In 2010, Colonizing the Cosmos — a shape-shifting indie-pop outfit centered on Michael Savisky and Josh Moyer — burst onto the local music scene, releasing its debut album and getting the nod as WYEP's local artist of the year. The band played unconventional shows, like a circus-style event organized at the West End Overlook.
Then ... it got quiet again.
"We were working on the second album during that year," recalls Savisky, "but we realized there was a lot more we needed to put into it. Out of necessity, we had to balance out — if we put all our effort into these elaborate live performances, we might not get the next album done for five more years."
They weren't just working on an album: The band's new full-length, The House of War Is a House of Peace, comes with an accompanying novel, co-written by Savisky and Moyer. It's quite an undertaking.
"I think we began to realize that it was going to take much more time than we originally intended," says Moyer.
The album has seen the band both expand and pare down. While live shows used to involve a full choir sometimes, and strings and horns, it's a more conventional lineup now. (Though some members of the Oakland Girls' Choir do appear on a track.) Colonizing used more experimental techniques, and a space-travel theme, on its upbeat, poppy debut, The First Frontier, which called to mind acts like Sufjan Stevens and Danielson.
"These songs started to take on the theme of space," says Savisky. "Everything from outer space, to people giving each other space in a relationship, to the way that we occupy land — space on a very large scale and small scale."
For the second album, they kept it conceptual, but changed things up a bit. The book component of House of War is a 300-page novel, a fantasy written whimsically and featuring some anthropomorphic elephants, butterflies, storks and the like. The music goes along, though not always in a literal, linear fashion.
"We wrote them side-by-side," says Savisky, "so sometimes a song would influence the direction of the story, and sometimes the story would dictate what songs we still needed to add to the album. The whole time, we kept reminding ourselves that we wanted people to be able to find the album on its own and be able to enjoy it on its own, and we thought the same thing about the novel.
"A character, a personality, the setting of a scene — we'd start writing a song like we were writing a score to a scene. The album starts out with this cold, eerie synth-piano thing happening, and the novel starts out with a cold, sort of wintery feel. There are elephants in the novel, and I think some of the songs on the album have this stomping-around feel, and those songs have something to do with those characters. There are some darker songs, and there are some dark magician characters in the novel."
The resulting album sounds slightly less poppy, slightly more arty than the first. The concept seems tighter, and each story seems to represent a different scene or idea more concretely. The band itself seems more grounded, too, which might be because Moyer and Savisky are more confident in what they're doing with the group.

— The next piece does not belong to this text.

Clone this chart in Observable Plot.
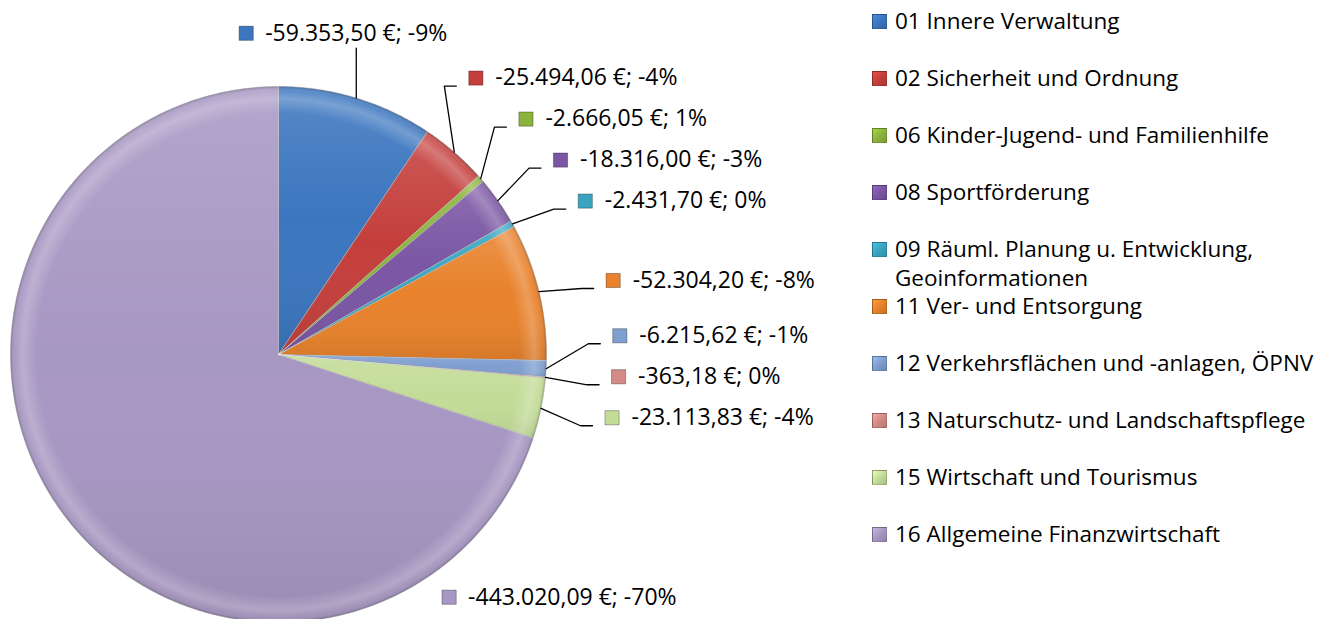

"We kind of moved through this collection of musicians [who played with the band early on], and we began thinking about what Colonizing the Cosmos is, and I think at its core, you see Michael and I," says Moyer. "Because we're writing and recording all of the music — though we have brought in some different people to record with us. Then there's this collective of musicians, people we just run into and say, ‘Hey! Would you be interested in playing with us?'" (The band's live show, he says, will still include eight people, give or take.)
The pair is benefiting from sharing a space — they and their wives live in apartments in the same Shadyside house, which makes collaborating easier than it was early on, when they lived across town from one another.
Savisky and Moyer chose to set the House of War release show in an unconventional spot, in keeping with the band's general style. The show will take place in the performance hall at the Carnegie Library in Homewood — fitting, since it's also a book release.
"We pretty quickly narrowed down the possibilities to two or three, and where we settled was probably our number-one choice," says Moyer. "We thought a library was a good fit since the novel is involved with this project. We'd both been to the Homewood library before, and it's pretty spectacular."
"And [it goes] back to how we've always liked doing performances," says Savisky. "We want people to come to a new space and experience something a little bit different."
"I think there's been a common thread throughout with this band," adds Moyer, "a pretty strong theme of community. Having this release at the public library — it's kind of the cornerstone of community and access and free speech in the United States. It fit for all of those reasons."